### WRITTEN INSTRUCTION
Scan the data below for the string "script". Show every line where it turns up.

begin EXERCISE DATA

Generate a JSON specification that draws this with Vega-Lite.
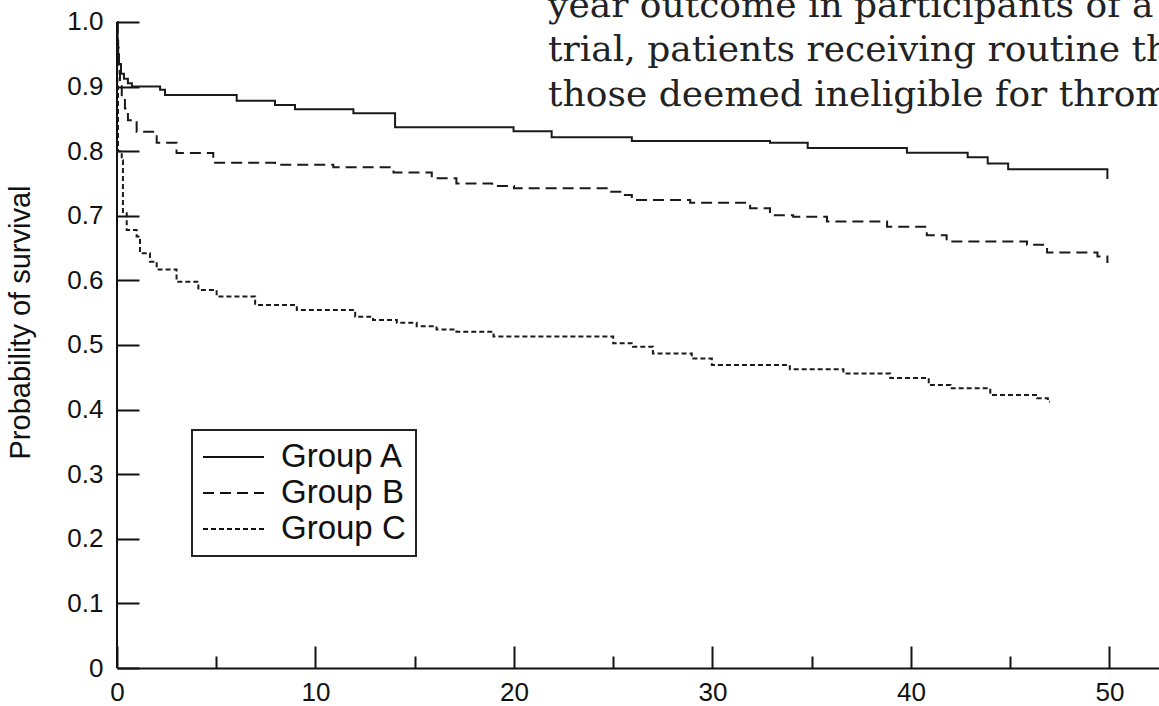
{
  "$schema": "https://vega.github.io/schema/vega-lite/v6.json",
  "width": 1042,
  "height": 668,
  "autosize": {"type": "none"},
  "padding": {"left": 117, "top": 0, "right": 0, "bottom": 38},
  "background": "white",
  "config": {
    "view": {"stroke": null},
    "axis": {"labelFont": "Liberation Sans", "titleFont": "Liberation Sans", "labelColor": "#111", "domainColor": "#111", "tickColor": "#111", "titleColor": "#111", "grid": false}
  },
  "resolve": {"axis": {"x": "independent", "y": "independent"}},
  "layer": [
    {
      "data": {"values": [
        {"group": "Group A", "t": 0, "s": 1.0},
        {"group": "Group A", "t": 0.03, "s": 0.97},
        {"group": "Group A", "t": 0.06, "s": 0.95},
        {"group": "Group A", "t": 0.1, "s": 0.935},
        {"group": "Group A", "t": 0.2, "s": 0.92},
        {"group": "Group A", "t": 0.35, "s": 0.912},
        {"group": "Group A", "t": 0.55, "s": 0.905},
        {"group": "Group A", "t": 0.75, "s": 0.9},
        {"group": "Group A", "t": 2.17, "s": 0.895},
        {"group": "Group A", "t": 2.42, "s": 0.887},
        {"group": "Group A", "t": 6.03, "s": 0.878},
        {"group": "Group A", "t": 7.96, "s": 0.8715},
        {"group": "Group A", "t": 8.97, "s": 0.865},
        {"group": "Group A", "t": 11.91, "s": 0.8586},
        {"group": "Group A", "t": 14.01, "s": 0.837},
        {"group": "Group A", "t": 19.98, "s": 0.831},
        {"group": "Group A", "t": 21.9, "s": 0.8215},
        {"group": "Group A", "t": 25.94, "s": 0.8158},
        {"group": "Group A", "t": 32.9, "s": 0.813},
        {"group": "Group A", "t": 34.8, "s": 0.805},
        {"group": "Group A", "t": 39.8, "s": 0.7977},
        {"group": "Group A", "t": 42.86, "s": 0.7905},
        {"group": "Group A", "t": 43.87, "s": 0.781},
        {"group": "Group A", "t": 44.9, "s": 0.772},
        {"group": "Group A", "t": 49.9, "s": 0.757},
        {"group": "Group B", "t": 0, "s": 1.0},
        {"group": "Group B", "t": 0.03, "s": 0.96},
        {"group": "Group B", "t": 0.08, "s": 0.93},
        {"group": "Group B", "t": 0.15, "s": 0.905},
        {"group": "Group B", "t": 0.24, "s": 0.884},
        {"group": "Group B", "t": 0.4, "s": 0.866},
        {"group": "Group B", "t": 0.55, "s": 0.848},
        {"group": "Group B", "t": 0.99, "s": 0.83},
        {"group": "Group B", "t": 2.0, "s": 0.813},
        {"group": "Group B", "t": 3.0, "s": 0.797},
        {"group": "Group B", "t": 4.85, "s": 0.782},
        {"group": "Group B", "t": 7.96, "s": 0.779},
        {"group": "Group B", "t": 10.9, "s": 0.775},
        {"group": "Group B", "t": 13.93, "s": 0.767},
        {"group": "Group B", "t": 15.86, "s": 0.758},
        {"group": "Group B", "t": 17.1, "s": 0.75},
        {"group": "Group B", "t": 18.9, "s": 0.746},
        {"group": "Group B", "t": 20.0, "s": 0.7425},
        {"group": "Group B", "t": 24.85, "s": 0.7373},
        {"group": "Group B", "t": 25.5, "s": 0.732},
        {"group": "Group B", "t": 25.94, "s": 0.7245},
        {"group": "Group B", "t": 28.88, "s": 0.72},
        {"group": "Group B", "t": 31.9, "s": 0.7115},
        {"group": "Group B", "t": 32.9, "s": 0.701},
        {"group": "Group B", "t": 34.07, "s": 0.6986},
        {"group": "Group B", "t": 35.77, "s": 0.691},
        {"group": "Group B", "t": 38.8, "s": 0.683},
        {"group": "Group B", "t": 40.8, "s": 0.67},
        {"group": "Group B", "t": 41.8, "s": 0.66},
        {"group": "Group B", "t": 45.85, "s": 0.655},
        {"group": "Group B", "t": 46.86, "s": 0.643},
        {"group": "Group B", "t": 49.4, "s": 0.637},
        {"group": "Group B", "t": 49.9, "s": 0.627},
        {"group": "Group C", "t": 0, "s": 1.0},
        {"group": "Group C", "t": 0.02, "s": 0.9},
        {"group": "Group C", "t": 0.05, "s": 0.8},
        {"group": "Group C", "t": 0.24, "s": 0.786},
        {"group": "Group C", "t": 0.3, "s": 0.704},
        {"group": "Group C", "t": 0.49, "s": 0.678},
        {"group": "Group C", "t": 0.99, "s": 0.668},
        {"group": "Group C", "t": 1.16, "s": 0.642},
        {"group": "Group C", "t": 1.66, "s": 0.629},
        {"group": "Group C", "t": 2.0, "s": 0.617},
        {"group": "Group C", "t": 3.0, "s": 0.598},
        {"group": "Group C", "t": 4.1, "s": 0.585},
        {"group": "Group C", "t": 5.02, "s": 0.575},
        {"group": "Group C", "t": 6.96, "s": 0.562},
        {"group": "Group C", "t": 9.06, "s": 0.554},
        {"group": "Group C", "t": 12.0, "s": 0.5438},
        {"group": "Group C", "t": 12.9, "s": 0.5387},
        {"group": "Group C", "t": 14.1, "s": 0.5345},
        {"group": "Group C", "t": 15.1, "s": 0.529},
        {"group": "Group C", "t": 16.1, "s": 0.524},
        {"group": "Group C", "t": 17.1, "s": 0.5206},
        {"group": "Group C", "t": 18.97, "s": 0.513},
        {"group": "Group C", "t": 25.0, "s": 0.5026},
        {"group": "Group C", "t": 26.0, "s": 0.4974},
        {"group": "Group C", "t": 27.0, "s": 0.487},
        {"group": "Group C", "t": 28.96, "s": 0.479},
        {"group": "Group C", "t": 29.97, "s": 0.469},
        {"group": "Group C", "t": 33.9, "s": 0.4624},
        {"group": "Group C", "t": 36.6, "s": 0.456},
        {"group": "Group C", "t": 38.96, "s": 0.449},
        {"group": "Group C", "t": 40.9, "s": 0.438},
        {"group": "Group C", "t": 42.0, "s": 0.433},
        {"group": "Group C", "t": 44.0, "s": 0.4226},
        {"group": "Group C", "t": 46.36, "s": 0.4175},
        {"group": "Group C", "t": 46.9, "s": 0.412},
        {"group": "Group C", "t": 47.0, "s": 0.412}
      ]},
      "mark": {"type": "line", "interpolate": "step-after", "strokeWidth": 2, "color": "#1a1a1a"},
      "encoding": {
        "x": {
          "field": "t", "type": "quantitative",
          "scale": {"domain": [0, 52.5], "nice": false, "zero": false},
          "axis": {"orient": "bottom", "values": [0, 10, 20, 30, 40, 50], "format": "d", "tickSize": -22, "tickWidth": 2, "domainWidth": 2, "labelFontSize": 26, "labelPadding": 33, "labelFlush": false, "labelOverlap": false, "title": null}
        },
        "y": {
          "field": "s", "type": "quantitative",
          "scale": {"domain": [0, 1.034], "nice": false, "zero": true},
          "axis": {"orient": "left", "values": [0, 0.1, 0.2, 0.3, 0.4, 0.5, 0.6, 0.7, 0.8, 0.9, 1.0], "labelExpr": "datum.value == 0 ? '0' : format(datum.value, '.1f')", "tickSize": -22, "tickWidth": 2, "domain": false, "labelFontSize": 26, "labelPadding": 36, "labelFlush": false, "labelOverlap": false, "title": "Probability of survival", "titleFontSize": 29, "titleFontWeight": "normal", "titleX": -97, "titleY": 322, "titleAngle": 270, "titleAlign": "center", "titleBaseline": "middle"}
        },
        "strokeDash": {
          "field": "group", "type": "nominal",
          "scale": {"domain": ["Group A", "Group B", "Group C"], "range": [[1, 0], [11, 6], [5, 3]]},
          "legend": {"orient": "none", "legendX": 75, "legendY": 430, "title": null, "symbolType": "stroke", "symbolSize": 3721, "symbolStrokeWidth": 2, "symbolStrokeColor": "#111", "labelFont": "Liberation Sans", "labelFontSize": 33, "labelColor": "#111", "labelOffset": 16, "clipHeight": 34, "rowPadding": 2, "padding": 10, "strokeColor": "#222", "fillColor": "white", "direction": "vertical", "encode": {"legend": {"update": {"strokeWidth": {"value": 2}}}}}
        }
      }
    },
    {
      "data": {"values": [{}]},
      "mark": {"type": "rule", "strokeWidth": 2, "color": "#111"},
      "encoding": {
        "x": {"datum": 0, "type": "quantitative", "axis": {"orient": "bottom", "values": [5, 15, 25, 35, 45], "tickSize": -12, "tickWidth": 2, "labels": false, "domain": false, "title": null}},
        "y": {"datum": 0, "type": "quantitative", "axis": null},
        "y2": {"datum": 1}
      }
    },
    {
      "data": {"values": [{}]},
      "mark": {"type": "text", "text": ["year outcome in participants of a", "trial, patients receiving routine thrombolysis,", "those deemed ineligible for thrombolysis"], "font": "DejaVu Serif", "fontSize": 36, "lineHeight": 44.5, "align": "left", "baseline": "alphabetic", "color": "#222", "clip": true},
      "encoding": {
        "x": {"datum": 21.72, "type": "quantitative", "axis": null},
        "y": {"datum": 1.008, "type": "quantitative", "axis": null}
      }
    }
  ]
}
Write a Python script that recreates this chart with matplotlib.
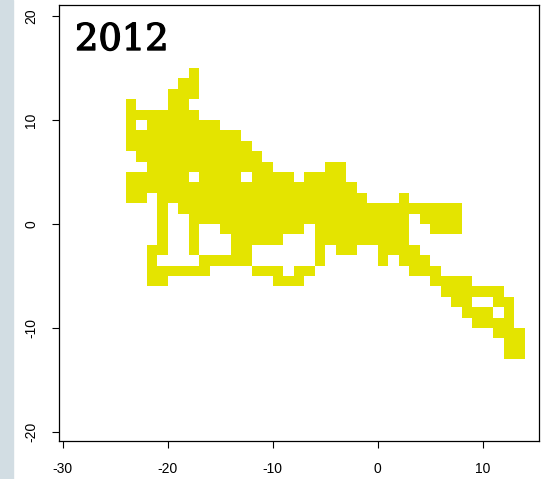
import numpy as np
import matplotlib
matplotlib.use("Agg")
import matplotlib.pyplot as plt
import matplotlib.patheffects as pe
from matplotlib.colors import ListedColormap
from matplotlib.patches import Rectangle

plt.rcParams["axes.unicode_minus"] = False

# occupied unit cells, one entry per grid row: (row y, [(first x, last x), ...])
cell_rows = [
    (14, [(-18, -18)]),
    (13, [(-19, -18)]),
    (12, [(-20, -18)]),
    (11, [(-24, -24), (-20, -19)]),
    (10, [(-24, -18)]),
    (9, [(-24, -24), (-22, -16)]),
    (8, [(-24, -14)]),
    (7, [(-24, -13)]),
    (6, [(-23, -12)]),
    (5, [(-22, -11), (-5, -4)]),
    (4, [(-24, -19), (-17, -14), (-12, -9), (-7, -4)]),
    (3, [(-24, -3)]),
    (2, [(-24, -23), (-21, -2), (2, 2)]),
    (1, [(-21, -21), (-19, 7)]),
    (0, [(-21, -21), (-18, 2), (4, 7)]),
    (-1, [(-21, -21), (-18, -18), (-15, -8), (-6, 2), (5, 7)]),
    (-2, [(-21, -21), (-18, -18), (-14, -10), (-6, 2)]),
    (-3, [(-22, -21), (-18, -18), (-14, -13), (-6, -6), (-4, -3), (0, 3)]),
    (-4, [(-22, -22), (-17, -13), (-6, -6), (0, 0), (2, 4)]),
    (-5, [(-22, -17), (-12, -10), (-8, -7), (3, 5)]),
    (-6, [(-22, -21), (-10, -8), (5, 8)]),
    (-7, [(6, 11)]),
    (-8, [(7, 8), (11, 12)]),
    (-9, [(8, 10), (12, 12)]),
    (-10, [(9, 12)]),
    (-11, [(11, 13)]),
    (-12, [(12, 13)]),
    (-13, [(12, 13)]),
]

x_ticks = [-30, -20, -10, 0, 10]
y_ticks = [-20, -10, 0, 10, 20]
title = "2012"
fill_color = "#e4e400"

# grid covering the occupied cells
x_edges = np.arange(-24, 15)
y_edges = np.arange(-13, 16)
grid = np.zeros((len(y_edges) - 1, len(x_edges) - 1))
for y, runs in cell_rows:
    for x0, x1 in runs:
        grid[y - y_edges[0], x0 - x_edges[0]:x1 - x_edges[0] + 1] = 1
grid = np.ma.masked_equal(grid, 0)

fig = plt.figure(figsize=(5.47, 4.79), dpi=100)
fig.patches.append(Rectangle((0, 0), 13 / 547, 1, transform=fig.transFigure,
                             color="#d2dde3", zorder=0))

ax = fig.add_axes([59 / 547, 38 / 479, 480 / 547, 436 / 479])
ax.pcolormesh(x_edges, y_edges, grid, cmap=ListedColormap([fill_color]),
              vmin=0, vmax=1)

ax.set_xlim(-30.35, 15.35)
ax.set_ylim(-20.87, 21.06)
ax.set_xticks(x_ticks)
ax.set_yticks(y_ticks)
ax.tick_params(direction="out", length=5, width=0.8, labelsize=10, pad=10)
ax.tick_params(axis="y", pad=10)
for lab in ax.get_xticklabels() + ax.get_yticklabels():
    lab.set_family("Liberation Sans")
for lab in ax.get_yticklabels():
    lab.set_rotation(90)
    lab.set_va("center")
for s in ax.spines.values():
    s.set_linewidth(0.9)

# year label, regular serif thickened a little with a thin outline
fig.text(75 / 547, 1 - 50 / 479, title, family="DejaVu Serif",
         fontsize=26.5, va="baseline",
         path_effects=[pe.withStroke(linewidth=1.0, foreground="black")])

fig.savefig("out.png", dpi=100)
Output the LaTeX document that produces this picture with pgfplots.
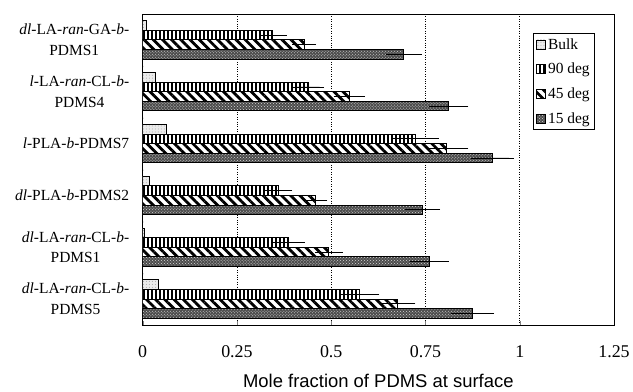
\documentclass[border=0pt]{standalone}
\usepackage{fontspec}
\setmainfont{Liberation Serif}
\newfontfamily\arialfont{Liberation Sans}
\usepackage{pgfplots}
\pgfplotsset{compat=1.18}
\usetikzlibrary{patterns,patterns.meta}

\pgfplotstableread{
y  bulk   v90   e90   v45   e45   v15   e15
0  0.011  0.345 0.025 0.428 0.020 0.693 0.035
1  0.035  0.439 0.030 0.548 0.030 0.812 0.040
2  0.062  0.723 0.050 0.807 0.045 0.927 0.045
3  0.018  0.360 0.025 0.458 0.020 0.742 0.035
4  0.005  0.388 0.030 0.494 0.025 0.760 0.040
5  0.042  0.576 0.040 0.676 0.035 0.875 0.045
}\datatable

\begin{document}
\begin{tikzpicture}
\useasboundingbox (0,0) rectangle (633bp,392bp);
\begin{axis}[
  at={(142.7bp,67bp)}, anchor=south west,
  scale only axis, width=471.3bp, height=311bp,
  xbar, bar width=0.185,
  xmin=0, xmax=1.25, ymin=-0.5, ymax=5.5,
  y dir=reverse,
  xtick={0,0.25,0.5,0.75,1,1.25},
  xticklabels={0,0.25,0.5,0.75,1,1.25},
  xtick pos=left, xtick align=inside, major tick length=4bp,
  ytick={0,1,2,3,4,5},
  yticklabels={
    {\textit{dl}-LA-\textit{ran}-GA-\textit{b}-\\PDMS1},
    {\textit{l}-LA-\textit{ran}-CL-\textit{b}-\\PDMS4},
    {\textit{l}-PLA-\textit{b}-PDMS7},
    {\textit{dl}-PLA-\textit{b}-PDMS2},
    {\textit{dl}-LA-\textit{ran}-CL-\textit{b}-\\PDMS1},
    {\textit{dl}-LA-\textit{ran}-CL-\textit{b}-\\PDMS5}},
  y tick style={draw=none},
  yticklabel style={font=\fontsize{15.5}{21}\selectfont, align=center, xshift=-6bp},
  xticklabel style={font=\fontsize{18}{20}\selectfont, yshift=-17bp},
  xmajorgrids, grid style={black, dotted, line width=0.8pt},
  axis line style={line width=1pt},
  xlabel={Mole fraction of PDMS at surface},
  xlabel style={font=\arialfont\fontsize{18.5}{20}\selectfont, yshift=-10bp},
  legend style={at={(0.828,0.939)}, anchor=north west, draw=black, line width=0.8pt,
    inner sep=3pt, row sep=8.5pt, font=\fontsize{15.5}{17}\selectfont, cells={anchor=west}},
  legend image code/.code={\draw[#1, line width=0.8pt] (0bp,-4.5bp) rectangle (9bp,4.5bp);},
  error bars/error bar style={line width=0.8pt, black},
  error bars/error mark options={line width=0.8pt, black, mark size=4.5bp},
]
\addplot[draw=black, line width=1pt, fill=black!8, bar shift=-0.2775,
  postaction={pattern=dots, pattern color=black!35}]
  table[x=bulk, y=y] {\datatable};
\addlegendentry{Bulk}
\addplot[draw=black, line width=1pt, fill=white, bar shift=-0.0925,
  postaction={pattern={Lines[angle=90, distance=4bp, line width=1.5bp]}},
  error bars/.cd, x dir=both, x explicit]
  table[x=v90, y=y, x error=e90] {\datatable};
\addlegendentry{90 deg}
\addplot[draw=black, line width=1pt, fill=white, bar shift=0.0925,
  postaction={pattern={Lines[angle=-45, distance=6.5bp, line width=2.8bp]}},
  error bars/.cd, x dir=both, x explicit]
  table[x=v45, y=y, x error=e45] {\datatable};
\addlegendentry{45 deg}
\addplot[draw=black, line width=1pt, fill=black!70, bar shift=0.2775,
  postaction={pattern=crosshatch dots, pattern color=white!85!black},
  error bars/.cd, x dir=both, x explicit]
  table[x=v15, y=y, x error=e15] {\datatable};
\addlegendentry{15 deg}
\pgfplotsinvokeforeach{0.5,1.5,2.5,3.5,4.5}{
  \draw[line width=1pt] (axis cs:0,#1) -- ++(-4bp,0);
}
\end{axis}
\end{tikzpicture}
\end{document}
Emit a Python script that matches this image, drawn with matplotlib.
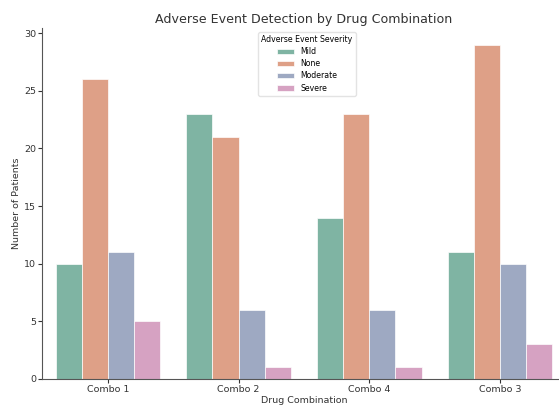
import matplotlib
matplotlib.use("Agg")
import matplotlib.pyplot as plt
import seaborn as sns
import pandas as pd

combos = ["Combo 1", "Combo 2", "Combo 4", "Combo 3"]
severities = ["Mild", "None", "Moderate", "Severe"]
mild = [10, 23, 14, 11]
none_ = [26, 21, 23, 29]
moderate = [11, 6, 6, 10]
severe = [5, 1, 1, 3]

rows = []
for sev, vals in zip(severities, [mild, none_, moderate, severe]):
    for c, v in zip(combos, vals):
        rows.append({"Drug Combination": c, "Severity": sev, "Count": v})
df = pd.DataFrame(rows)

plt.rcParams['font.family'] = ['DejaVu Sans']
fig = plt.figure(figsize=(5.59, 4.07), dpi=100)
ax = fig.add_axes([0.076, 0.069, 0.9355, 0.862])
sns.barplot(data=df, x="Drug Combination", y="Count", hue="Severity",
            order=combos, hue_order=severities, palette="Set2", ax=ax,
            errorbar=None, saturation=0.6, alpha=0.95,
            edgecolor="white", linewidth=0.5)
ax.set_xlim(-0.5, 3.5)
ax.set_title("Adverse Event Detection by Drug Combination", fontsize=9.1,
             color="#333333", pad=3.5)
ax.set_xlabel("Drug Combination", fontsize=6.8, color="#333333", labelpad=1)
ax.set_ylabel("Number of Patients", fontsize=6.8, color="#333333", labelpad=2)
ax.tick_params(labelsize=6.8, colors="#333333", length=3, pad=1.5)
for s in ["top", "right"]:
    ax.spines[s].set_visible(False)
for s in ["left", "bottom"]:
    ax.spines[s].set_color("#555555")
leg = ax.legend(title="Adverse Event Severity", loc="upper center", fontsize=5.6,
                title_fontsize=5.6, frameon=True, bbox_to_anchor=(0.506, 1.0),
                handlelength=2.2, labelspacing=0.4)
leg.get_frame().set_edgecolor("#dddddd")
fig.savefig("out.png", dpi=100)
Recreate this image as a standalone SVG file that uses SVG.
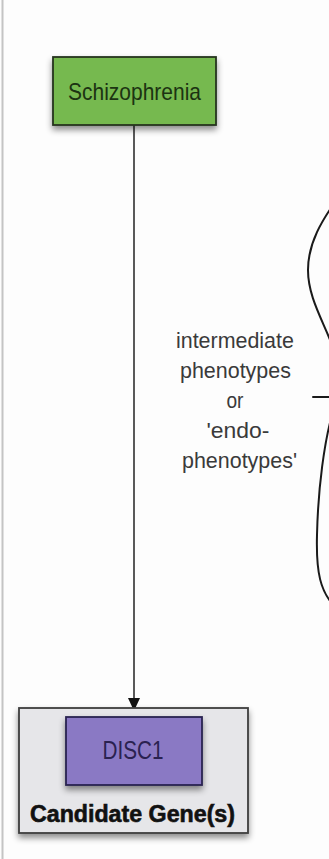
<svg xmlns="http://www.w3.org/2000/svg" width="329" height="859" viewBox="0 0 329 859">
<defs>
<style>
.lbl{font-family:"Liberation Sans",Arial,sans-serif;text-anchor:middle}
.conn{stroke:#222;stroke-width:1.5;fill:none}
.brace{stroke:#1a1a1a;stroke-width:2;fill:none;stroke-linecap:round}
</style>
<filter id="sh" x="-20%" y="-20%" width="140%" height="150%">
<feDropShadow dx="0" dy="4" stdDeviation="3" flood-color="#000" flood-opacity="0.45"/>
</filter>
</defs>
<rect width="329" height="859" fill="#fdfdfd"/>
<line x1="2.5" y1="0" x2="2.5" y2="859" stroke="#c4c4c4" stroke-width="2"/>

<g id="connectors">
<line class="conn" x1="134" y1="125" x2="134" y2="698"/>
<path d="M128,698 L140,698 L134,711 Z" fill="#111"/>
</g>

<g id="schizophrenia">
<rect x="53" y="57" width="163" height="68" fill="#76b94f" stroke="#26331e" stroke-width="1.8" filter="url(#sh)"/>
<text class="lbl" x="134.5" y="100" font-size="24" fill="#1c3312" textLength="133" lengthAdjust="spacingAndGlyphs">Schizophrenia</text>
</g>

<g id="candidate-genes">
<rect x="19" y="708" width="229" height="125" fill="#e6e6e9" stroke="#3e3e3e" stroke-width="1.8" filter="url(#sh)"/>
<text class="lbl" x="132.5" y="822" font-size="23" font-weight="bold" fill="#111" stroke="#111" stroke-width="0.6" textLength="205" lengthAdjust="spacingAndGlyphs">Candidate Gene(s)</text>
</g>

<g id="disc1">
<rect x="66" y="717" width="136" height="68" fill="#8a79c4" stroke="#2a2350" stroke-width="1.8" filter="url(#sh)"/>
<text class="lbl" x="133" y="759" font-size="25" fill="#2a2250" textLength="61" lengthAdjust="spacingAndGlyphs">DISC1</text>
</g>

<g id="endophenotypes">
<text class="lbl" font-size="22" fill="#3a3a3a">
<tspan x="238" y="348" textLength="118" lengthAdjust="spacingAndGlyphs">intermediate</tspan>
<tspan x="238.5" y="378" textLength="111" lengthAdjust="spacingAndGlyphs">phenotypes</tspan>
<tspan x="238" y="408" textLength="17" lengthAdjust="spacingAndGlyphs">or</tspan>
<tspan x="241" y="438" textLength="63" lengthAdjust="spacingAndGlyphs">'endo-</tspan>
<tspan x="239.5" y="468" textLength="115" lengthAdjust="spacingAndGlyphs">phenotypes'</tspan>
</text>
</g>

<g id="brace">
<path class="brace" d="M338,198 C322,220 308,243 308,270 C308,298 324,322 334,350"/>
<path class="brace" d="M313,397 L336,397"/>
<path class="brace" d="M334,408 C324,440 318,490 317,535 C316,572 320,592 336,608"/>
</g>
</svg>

end EXERCISE DATA

### COMPLETED EXERCISE
Write a Python script that recreates this chart with matplotlib.
Emit a Python script that matches this image, drawn with matplotlib.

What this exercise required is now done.